Aunt Leola volunteered to take Geri in. In the 1930s, Aunt Leola had saved the family home by dropping out of school after ninth grade and going to work slaughtering pigs. In the 1960s, Aunt Leola invited Geri to stay for as long as she wanted. Aunt Leola had received the least education of anyone in her family, and she often sounded like the most bigoted of anyone in her family. Yet she was also, hands down, the most generous.
In her scratchy, chain-smoking voice, Aunt Leola branded any supporter of the 1960s civil rights movement as a “nigger lover.” She vilified Mexican “wetbacks” for swarming our southern borders and “stealing our jobs.” Every Friday night during summer, she and her husband, Uncle Doc, treated us to dinner at “The Chinks.” The real name of the restaurant was the Midway Café. It served the best fried chicken in Northern Iowa. The food was so good that Aunt Leola and Uncle Doc rolled their immaculate white Cadillac for ten miles on dirt roads just to take us there every Friday night. But because a Chinese family ran the place, it became forever known as “The Chinks.” We all grew up calling it “The Chinks.” Aunt Leola could turn every invective once spewed against Italians into an equally offensive invective spewed against some other group. Her language and attitudes could be socially poisonous, but she was the only person in our extended family who offered Geri a second home.
“
Why, sure!” Aunt Leola replied without hesitation upon being asked by Mom. For Aunt Leola, it was an honor and a privilege to help.

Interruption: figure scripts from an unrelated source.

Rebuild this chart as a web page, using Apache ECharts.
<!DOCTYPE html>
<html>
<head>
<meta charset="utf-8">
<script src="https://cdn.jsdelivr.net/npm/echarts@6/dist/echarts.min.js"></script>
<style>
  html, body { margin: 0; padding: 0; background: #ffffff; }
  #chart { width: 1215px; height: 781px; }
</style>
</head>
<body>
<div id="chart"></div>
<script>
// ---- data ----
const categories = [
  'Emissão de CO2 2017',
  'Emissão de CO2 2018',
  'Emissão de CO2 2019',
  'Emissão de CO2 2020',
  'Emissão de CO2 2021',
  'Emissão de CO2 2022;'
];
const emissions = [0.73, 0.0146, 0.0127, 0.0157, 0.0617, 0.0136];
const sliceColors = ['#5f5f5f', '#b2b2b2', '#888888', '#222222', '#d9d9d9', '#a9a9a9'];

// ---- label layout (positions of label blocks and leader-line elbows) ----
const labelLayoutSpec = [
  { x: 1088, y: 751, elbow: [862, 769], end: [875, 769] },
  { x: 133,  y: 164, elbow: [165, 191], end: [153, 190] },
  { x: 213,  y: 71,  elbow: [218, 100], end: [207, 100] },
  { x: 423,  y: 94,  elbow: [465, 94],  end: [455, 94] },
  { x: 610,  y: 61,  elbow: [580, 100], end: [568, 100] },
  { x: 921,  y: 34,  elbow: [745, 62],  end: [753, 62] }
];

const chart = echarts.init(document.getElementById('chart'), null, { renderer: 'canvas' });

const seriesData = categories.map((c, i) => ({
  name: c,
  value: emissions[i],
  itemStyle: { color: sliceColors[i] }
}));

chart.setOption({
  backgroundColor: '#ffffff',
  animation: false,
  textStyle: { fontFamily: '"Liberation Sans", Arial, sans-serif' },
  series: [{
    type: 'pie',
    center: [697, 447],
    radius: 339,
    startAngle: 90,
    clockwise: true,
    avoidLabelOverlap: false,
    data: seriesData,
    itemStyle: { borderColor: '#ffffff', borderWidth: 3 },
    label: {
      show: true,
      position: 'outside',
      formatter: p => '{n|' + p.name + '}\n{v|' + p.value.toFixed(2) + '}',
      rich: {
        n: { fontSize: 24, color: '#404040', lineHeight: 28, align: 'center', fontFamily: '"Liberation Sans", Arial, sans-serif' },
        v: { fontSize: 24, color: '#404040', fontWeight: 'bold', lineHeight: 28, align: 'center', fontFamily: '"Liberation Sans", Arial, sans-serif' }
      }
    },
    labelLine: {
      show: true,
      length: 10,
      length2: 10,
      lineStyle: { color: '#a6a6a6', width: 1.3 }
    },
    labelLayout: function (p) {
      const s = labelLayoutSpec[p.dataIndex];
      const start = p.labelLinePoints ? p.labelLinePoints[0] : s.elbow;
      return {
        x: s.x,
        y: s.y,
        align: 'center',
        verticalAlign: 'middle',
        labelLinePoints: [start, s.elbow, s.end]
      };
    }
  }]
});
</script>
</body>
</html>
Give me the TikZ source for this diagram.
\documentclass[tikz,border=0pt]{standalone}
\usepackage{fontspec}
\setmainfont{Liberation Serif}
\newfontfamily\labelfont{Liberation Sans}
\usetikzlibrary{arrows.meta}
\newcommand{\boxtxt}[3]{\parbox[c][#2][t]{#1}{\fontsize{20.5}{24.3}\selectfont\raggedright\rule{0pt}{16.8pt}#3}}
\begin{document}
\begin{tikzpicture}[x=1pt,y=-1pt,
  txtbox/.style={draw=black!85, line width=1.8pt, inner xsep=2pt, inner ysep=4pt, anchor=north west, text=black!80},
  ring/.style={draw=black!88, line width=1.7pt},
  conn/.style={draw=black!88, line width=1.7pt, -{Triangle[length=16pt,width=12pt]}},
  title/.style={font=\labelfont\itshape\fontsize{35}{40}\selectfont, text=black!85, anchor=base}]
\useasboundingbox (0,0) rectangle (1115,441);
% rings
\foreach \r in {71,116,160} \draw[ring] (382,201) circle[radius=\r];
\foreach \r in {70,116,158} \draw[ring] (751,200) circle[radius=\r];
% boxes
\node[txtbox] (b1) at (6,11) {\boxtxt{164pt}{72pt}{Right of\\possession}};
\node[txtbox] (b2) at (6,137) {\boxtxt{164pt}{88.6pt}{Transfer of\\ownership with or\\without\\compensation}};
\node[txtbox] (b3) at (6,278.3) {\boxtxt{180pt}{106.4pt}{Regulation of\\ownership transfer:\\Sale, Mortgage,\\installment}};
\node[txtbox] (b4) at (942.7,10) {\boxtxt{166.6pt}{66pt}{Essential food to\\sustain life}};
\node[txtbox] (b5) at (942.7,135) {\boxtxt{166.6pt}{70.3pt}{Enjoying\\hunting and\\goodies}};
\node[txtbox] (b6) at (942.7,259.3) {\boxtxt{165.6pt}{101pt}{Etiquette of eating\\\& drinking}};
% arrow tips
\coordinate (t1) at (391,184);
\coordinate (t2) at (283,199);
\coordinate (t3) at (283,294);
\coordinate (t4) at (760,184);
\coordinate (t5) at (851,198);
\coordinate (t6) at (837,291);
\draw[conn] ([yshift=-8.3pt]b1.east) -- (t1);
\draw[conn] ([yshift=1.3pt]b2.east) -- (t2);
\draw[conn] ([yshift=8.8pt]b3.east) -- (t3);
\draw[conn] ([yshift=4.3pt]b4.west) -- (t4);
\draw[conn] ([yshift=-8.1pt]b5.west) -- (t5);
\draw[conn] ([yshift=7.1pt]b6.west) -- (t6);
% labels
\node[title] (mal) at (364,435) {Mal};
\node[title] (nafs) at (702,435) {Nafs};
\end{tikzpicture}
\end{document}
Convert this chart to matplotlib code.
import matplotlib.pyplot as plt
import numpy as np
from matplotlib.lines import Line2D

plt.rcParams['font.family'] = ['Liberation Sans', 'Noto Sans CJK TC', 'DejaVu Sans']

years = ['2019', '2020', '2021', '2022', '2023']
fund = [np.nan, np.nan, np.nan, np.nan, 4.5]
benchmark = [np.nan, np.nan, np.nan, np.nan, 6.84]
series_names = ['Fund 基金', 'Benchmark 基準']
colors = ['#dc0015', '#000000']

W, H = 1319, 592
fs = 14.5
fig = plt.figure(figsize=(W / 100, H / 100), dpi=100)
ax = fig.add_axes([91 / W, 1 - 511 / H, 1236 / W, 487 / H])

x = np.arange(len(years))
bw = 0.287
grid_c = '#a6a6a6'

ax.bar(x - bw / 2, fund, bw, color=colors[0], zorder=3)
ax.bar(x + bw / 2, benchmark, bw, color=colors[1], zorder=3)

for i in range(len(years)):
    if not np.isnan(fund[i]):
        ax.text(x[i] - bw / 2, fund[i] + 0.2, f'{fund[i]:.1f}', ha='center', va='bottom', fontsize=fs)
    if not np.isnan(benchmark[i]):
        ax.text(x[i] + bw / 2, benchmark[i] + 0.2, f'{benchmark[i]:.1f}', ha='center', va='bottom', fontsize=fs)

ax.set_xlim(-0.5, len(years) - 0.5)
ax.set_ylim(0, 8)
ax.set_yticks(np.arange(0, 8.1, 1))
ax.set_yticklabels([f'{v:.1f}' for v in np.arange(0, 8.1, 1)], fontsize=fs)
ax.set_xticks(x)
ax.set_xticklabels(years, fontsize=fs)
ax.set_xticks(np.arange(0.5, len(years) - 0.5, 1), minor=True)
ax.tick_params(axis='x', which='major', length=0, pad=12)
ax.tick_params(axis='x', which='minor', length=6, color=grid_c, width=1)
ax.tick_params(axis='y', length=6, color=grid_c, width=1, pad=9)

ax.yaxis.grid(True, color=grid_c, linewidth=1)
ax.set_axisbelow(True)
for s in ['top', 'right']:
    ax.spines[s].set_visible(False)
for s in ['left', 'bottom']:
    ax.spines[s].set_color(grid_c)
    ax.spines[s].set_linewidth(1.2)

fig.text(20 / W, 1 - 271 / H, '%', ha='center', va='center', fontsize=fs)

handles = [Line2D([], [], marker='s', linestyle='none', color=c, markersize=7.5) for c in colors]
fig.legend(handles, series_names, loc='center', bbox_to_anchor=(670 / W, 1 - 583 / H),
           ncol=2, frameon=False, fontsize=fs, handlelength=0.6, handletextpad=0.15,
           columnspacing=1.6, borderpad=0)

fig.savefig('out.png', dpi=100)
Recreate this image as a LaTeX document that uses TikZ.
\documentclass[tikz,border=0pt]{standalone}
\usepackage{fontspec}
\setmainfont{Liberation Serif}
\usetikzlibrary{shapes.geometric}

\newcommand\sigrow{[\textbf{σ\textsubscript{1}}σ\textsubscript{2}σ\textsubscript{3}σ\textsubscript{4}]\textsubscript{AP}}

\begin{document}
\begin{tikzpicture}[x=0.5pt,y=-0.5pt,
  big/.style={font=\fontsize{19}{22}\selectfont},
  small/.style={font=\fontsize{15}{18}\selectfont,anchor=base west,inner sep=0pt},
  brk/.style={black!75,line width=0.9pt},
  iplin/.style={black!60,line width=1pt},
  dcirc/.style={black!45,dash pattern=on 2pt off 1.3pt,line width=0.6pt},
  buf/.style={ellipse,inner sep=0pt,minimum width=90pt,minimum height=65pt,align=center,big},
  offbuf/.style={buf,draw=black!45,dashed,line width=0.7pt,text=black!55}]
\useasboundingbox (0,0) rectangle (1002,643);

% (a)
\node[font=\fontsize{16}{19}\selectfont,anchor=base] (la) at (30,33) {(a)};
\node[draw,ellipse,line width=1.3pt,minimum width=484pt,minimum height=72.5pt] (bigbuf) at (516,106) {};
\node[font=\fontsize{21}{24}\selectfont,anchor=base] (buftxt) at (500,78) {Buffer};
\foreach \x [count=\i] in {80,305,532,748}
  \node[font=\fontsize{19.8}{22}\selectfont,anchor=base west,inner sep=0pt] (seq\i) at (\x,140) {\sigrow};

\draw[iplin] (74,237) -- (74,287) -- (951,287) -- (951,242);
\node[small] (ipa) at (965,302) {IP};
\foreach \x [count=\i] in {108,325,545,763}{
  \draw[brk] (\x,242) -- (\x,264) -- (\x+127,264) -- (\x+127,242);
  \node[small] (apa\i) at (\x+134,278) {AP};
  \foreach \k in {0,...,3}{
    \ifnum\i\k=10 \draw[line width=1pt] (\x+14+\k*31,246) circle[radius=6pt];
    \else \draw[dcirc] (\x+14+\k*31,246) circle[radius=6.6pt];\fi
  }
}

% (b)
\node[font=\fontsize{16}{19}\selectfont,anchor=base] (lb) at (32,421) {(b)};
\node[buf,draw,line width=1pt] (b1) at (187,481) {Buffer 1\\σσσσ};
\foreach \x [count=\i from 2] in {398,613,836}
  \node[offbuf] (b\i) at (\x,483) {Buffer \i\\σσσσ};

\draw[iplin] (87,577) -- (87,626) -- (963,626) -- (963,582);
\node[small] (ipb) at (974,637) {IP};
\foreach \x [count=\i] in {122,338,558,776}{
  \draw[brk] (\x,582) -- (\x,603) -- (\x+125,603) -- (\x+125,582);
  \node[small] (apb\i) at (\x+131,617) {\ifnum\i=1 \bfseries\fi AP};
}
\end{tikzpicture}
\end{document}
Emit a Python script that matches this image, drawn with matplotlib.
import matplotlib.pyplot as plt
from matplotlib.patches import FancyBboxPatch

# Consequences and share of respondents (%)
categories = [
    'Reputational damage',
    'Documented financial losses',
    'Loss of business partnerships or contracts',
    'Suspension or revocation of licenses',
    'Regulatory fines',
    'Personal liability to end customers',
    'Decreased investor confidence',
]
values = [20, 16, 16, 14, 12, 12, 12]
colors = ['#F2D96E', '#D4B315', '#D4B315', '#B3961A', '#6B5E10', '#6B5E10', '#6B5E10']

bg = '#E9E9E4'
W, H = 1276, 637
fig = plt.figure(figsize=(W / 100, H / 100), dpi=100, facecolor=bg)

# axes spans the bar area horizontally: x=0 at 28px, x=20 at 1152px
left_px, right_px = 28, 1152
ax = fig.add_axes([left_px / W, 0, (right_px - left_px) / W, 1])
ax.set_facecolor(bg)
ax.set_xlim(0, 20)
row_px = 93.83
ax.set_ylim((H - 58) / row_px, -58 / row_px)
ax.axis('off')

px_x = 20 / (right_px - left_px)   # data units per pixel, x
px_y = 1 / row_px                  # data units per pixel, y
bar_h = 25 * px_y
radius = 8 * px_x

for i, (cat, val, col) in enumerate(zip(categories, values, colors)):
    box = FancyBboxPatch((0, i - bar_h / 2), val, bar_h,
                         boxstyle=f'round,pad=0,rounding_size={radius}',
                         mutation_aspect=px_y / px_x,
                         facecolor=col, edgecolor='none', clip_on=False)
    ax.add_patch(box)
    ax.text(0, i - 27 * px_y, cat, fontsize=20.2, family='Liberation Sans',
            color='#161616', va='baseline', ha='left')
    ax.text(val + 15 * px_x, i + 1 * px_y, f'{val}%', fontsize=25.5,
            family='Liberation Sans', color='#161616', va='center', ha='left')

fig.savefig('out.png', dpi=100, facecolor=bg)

Uncle Doc was a character, too. His given name was Leonard, but he preferred the nickname Doc, because he enjoyed introducing himself to people as a “Ph.D.,” or “packinghouse dummy.” Each night after work, he drove his proud Cadillac a mile home from the packinghouse, retired to his leather recliner in front of the television, beckoned his adoring chihuahua to his lap, and drank beer. He occasionally asked Aunt Leola to bring him another beer, but he paid most of his attention to the chihuahua. Uncle Doc made wisecracks to anyone who walked into his living room. He continued grinning even when he had nothing more to say. He did his best to make life a joke.
Geri flew to Minneapolis in May 1969 at the age of 14. Aunt Leola and Uncle Doc picked her up and drove her 100 miles south to Mason City to live with them and their daughter, Lynne. Mom and Dad hoped and prayed that Geri would grow out of her awkward phase and that everything would be okay.
However, within two weeks of her arrival in Mason City, Geri stopped eating. She didn’t eat for three days, because she was afraid that she’d end up back in Camarillo if she ate. She didn’t know what eating had to do with Camarillo, but she didn’t eat for fear of Camarillo anyway. Poor Aunt Leola could cook nothing that would convince Geri to eat.